PETALING JAYA: The cybersecurity threats to companies could likely become more proliferated as the cybercriminal groups splinter into new sub-groups and ramp up attacks.
Experts warned that data is showing that the number of known ransomware groups has increased as the groups splinter, and in the process, some have become less predictable.
“Driven primarily by financial reasons, the cybersecurity attacks can be due to various factors,” said Jonathan Crompton, partner at RPC.
“One of them is that there is an increase in regulation across Asia, which means that companies are becoming more acutely aware that they need to notify, and so they become a ‘better’ target.
“Another rationale that we see is that companies in certain jurisdictions, including Malaysia, can be less secure than others because they haven’t reached the same cybersecurity maturity that there is in other places. That will come.
“There may be other more politically-motivated factors why Malaysian companies are being targeted,” he said in Kuala Lumpur yesterday after a roundtable discussion on cyber incident and data breach response.
Last week, Bursa Malaysia stated a few brokerages had encountered cybersecurity incidents within their system components but without any evidence of unauthorised trading or financial loss.

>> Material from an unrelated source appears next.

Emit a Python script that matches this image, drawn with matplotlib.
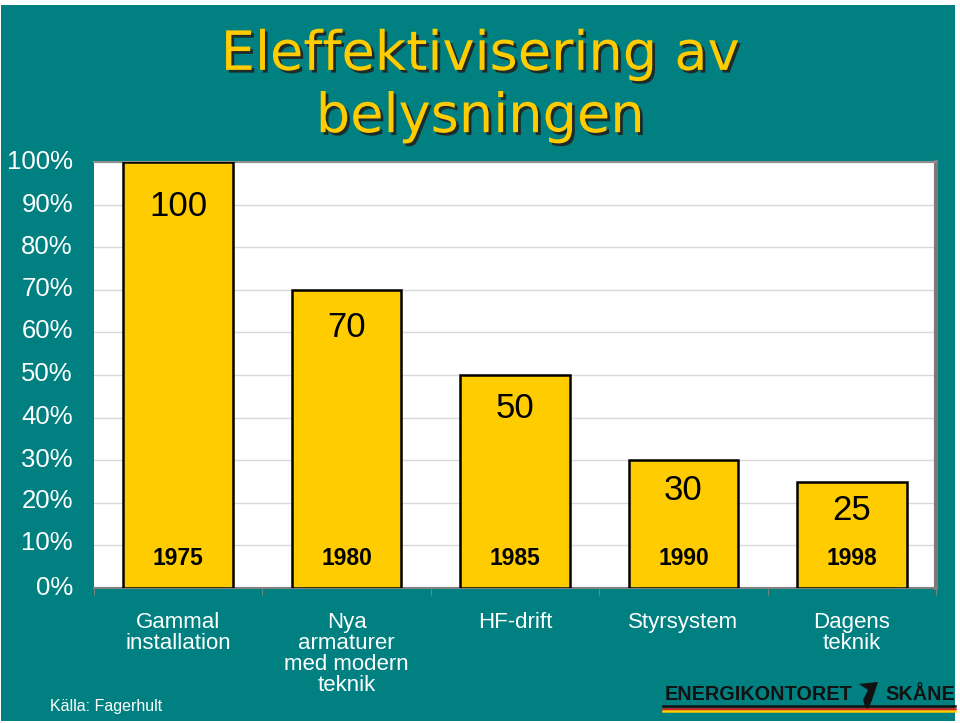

The exchange’s platforms, networks and infrastructure were not compromised but Bursa Malaysia had directed all brokers and selected vendors to conduct comprehensive screening of their systems.
The attack at the unnamed brokerages in the public market was the second incident in less than a year.
Apart from the ransomware threat becoming proliferated, the members of splintered groups may be going after the same targets again under their new groups as well as new targets.
The evolution of computing power could present another challenge in the future.
“The current topic of conversation is threat actors’ tactic to extract and hold.
“Just extract it from the system and then hold it until the quantum computing system is able to crack the protections in place.
“So that a current issue but for a future problem,” he warned.